Posted by wickyvick on (June 19, 2013, 0:13 GMT)

If Sri Lanka wants to win the game against India, someone from the top 4 has to bat at least 40 overs. Please get rid of Kusal Perera, totally waste of time, he`s like Ronchi from New Zealand. Mahela need to score runs consistantly not taking another 10-12 matches to do that. Mahela is a inconsistent player in 50 over game , that`s why he has 33 average for 11,000 runs, when others have 40 + . They desperately need the service of J.Mendis & Thisara to win against India.

Posted by   on (June 18, 2013, 21:53 GMT)

I hope Sri Lanka selects Thisara Perera or Sachitra Senanayake, instead of Shaminda Eranga.

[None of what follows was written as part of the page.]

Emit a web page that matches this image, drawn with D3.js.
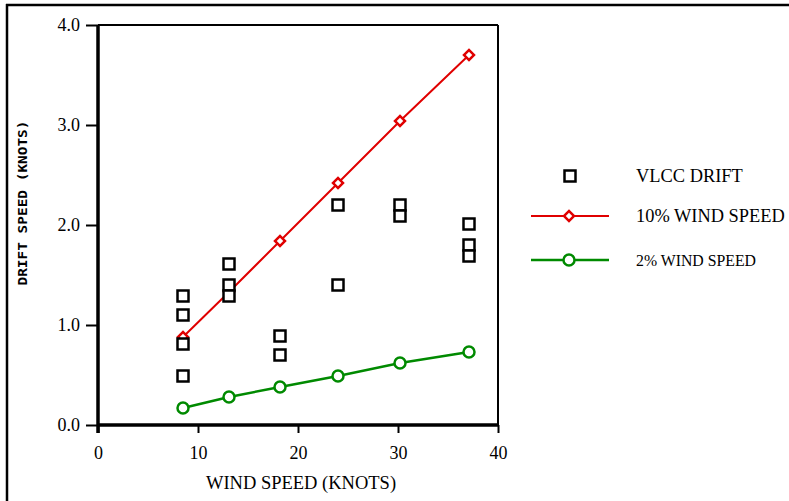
<!DOCTYPE html>
<html><head><meta charset="utf-8">
<script src="https://cdn.jsdelivr.net/npm/d3@7"></script>
<style>body{margin:0;background:#fff}svg{display:block}</style>
</head><body>
<svg id="c" width="789" height="501"></svg>
<script>
const vlccX = [8.5,8.5,8.5,8.5,13.1,13.1,13.1,18.2,18.2,24,24,30.2,30.2,37.1,37.1,37.1];
const vlccY = [1.29,1.10,0.81,0.49,1.61,1.40,1.29,0.89,0.70,2.20,1.40,2.20,2.09,2.01,1.80,1.69];
const windX = [8.5,13.1,18.2,24,30.2,37.1];
const tenPct = [0.88,1.33,1.84,2.42,3.04,3.70];
const twoPct = [0.17,0.28,0.38,0.49,0.62,0.73];
const xTicks = [0,10,20,30,40];
const yTicks = [0,1,2,3,4];
const legendLabels = ["VLCC DRIFT","10% WIND SPEED","2% WIND SPEED"];

const svg = d3.select("#c");
const font = "'Liberation Serif','Times New Roman',serif";
const L=98,R=498,T=25,B=425;
const x = d3.scaleLinear().domain([0,40]).range([L,R]);
const y = d3.scaleLinear().domain([0,4]).range([B,T]);

// outer frame (top & left)
svg.append("line").attr("x1",6).attr("x2",789).attr("y1",5).attr("y2",5).attr("stroke","#000").attr("stroke-width",2.5);
svg.append("line").attr("x1",7).attr("x2",7).attr("y1",4).attr("y2",501).attr("stroke","#000").attr("stroke-width",2.5);

// plot box top/right
svg.append("line").attr("x1",L).attr("x2",R).attr("y1",T).attr("y2",T).attr("stroke","#000").attr("stroke-width",2);
svg.append("line").attr("x1",R).attr("x2",R).attr("y1",T).attr("y2",B).attr("stroke","#000").attr("stroke-width",2);

// axes
const gx = svg.append("g").attr("transform",`translate(0,${B})`)
  .call(d3.axisBottom(x).tickValues(xTicks).tickSize(8).tickPadding(13).tickFormat(d3.format("d")));
const gy = svg.append("g").attr("transform",`translate(${L},0)`)
  .call(d3.axisLeft(y).tickValues(yTicks).tickSize(12).tickPadding(6).tickFormat(d3.format(".1f")));
[gx,gy].forEach(g=>{
  g.select(".domain").attr("stroke","#000").attr("stroke-width",3.5);
  g.selectAll(".tick line").attr("stroke","#000").attr("stroke-width",2);
  g.selectAll(".tick text").attr("font-family",font).attr("font-size",18).attr("fill","#000");
});
gx.select(".domain").attr("d",`M${L},0H${R}`);
gy.select(".domain").attr("d",`M0,${B+8}V${T}`);

// titles
svg.append("text").attr("x",301).attr("y",489).attr("text-anchor","middle")
  .attr("font-family",font).attr("font-size",18.5).text("WIND SPEED (KNOTS)");
svg.append("text").attr("transform","translate(27,203) rotate(-90)").attr("text-anchor","middle")
  .attr("font-family","'DejaVu Sans Mono',monospace").attr("font-weight","bold").attr("font-size",12)
  .attr("textLength",165).attr("lengthAdjust","spacingAndGlyphs").text("DRIFT SPEED (KNOTS)");

// lines
const line = d3.line().x((d,i)=>x(windX[i])).y(d=>y(d));
svg.append("path").attr("d",line(tenPct)).attr("fill","none").attr("stroke","#e00000").attr("stroke-width",2);
svg.append("path").attr("d",line(twoPct)).attr("fill","none").attr("stroke","#008a00").attr("stroke-width",2.5);

const diamond = d3.symbol().type(d3.symbolSquare).size(50);
svg.selectAll(".dm").data(tenPct).join("path")
  .attr("d",diamond).attr("transform",(d,i)=>`translate(${x(windX[i])},${y(d)}) rotate(45)`)
  .attr("fill","#fff").attr("stroke","#e00000").attr("stroke-width",2.5);
svg.selectAll(".cc").data(twoPct).join("circle")
  .attr("cx",(d,i)=>x(windX[i])).attr("cy",d=>y(d)).attr("r",5.5)
  .attr("fill","#fff").attr("stroke","#008a00").attr("stroke-width",2.5);

// VLCC squares
svg.selectAll(".sq").data(vlccY).join("rect")
  .attr("x",(d,i)=>x(vlccX[i])-5.5).attr("y",d=>y(d)-5.5).attr("width",11).attr("height",11)
  .attr("fill","#fff").attr("stroke","#000").attr("stroke-width",2.5);

// legend
const lg = svg.append("g");
lg.append("rect").attr("x",564.5).attr("y",170.5).attr("width",11).attr("height",11)
  .attr("fill","#fff").attr("stroke","#000").attr("stroke-width",2.5);
lg.append("line").attr("x1",531).attr("x2",609).attr("y1",216).attr("y2",216).attr("stroke","#e00000").attr("stroke-width",2);
lg.append("path").attr("d",diamond).attr("transform","translate(569,216) rotate(45)")
  .attr("fill","#fff").attr("stroke","#e00000").attr("stroke-width",2.5);
lg.append("line").attr("x1",531).attr("x2",609).attr("y1",260).attr("y2",260).attr("stroke","#008a00").attr("stroke-width",2.5);
lg.append("circle").attr("cx",569).attr("cy",260).attr("r",5.5).attr("fill","#fff").attr("stroke","#008a00").attr("stroke-width",2.5);
const ly=[176,216,260], ls=[18.4,18.4,15.8];
lg.selectAll("text").data(legendLabels).join("text")
  .attr("x",636).attr("y",(d,i)=>ly[i]).attr("dy","0.35em")
  .attr("font-family",font).attr("font-size",(d,i)=>ls[i]).text(d=>d);
</script>
</body></html>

Eranga will be thrashed around by the India. He needs time to develop.

Posted by   on (June 18, 2013, 19:25 GMT)

The magnificence of a poet is not how lengthy his poems are, The greatness of a car is not how fast is can be driven, The majesty of a king is not how vast the empire he rules, The legend of a cricketer is not how many or how long, but how pleasing thus Mahela!

Posted by meerkat55 on (June 18, 2013, 18:36 GMT)

Thank you for the lovely article Andrew. I couldn't put them in words what I had thought, but you put them in words beautifully. I watched three of the four of his innings you mentioned and witnessed one of them among the crowds and I felt the same. I'd pay anything and travel anywhere to watch this craftsman. 180 against England at Galle is the best Test innings I've ever watched. Mahela play his innings to the situations and to win the matches; never to improve his figures or records. That's another reason that he stands out. Anybody who love cricket, would enjoy watching Mahela play.

Posted by   on (June 18, 2013, 18:06 GMT)

The secret to SL's success in this tournament is their key players coming in to form at the right time. First it was Malinga's magic against NZL then Sangakkara's elegant display of constructing an innings of high class under pressure and finally Mahela showing why he has 11,000 ODI runs under his belt. In my opinion India treats Kusal Perera as a key wicket especially after his impressive performance against them in the warm up games. I'll be surprised if SL decide to go to this game with Shaminda Eranga and it'd be a wise decision to include Thisara Perera to give some strength to that batting line up. India unarguably has the best batting line up in the world at the moment and the only way to rattle them would be to get the ball moving in the air. I would like to see Malinga opening with Kulasekara as they both men are capable of swing the ball away from the Indian openers.